放送作家、タレント、演芸評論家で立川流の「立川藤志楼」として高座にもあがる高田文夫氏が『週刊ポスト』で連載するエッセイ「笑刊ポスト」。今回は、読む「W」と称して、女流芸人たちの本についてお届けする。
* * *
さんざんだった2020年、私の干支ネズミ年も終わり(ガースーの菅総理と同じ72歳)、明けて2021年はうまくいけば丑だとか。正月くらい、ひと時コロナを忘れて読書というのもいかがか。私の机には、女流芸人達の本が山積み。読む「W」である。「芸」の種類も様々、各ジャンルからヨミネートである。
まずは〈浪曲〉。2020年は神田伯山誕生で“講談”にスポットが当たったが2021年は玉川奈々福、玉川太福の“浪曲”にスポットを当てまくっちゃおう。「イヨッ待ってました!」「日本一!」「たっぷり!」「名調子!」の掛け声の中、元出版社で編集をやっていた人が気がつけば浪曲界の看板になっていた。

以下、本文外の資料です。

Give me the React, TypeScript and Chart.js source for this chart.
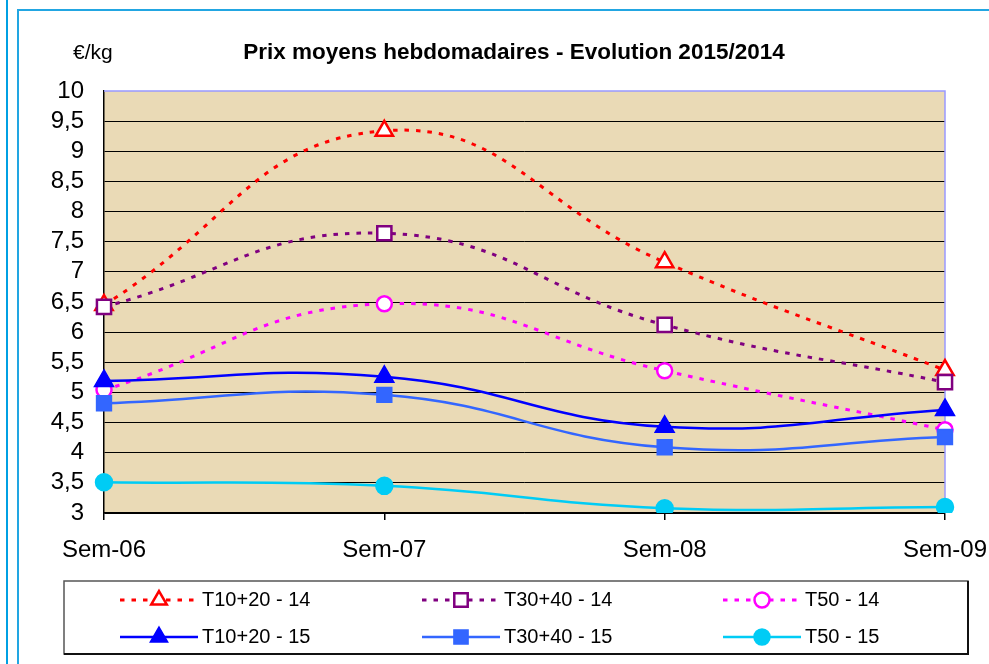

玉川奈々福が書いた『浪花節で生きてみる!』(さくら舎)。この人は昔からなにかを生み出す力を持っている。企画・創造の能力が浪花節に今日的なパワーをつけていく。奈々福の芸と文章の節まわしの良さに魂ももっていかれる(正月早々ほめ過ぎか)。日本人なら浪曲は分かるはず、聞いて読んでみて下さい。
〈ものまね〉の世界からは清水ミチコ『私のテレビ日記』(講談社)。いつも「おやっ?」と思わせる、普通の人とは違う視点があって“喋り”も“文章”も面白いのだが、“芸”は「ひと真似」でも文章はオリジナル。この人のライヴでのアイディアにはいつも笑わされる。2021年も1月2日の武道館から私も“客席スタート”である。